Em outubro de 1998, o Supremo Tribunal Federal deu ganho de causa à empresa. Ordenou que o Estado pagasse R$ 80 milhões pela desapropriação. Nas próximas semanas, a Procuradoria Geral do Estado entra com ação para rescindir todo o processo.
"Queremos rediscutir o que já foi discutido. Mesmo que a sentença já tenha passado por todos os trâmites judiciais, ela não pode ser veículo da imoralidade. Vamos fazer o que puder para não pagar estas fraudes", afirmou o subprocurador-geral do Estado, José Roberto de Moraes.
É uma posição polêmica. Advogados e um ministro do Supremo Tribunal Federal ouvidos pela Folha colocam em dúvida o sucesso desta estratégia. Argumentam que, se não comprovar que houve fraude, o governo paulista vai ser punido com multas e encargos. Há o risco, portanto, de a dívida aumentar. Para os proprietários das áreas desapropriadas, a postura do governo é um "engodo".

Autocrítica
Os recursos em massa em processos que já estão tramitados e julgados ou em fase de conclusão são, implicitamente, uma autocrítica na forma como o governo se defendeu nos casos. Um exemplo é a indenização de R$ 1,3 bilhão por terras que pertenciam à Companhia Comercial Dela, o maior processo ambiental do país.
No seu último recurso, o governo apresentou laudo apontado que há um sobreposição da propriedade da Dela com outra área já sido indenizada. Também disse que a escritura inicial da empresa aponta dimensões menores do que a área que foi desapropriada.

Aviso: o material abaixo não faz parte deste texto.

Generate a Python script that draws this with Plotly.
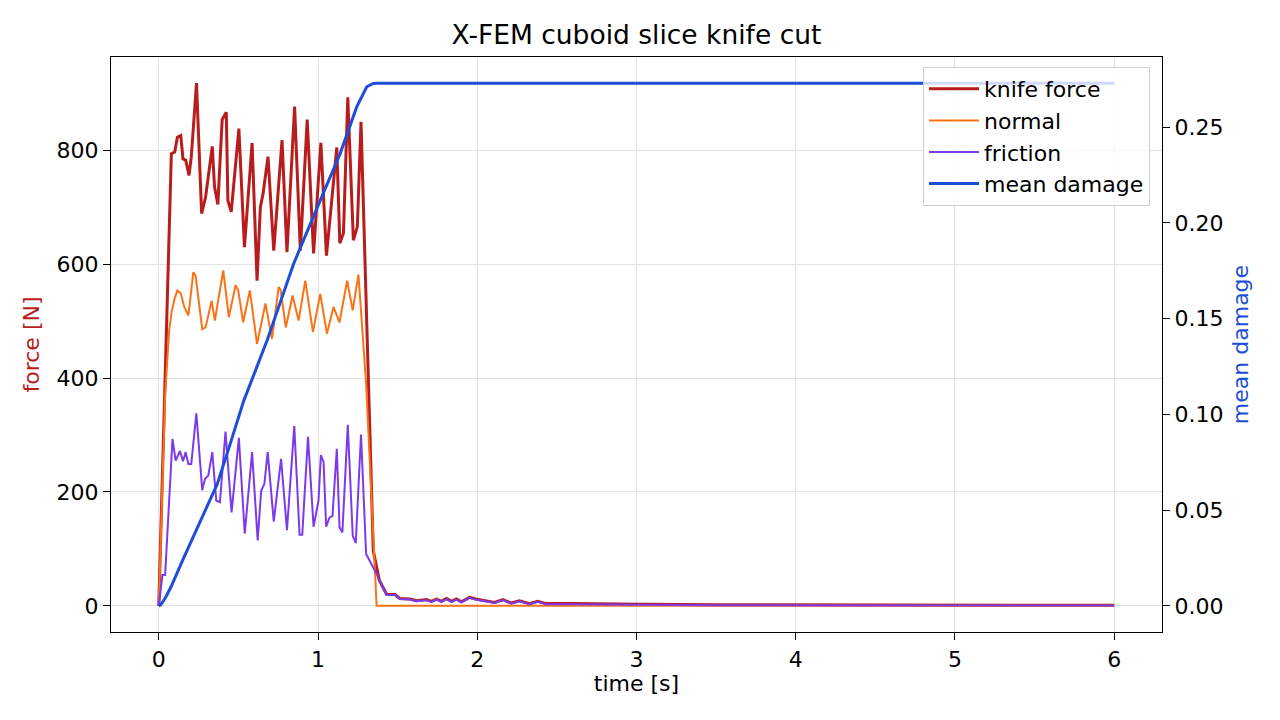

Se essas informações forem verdadeiras, é surpreendente que só tenham sido descobertas pelo governo 15 anos após o início do processo. "Não se pode falar em negligência, mas talvez tenham faltado informações técnicas", disse o secretário do Meio Ambiente, Ricardo Trípoli.
O caso da Dela também é exemplar sobre como a aplicação das correções e cobrança de juros multiplicam o montante da dívida. Em 1988, esse terreno de encosta e floresta entre a Serra do Mar e o Parque Nacional da Serra da Bocaina (federal) foi avaliado pela Justiça em R$ 290 milhões, em valores atualizados. A isso, foram multiplicados juros compensatórios de 12% desde 1977, juros moratórios de 6% ao ano desde 1991, custas processuais e honorários de advogados. Juntos, esses fatores deram mais de R$ 1 bilhão.
Se confirmado o precatório, cada hectare da área da Dela vai custar quase R$ 100 mil, o suficiente para comprar uma propriedade de 30 hectares em Ribeiro Preto, a região rural mais valorizada de São Paulo. Pelo laudo do governo, com os juros e correções, o hectare de mata da Dela deveria custar R$ 5.000. No final das contas, uma diferença de R$ 1,2 bilhão.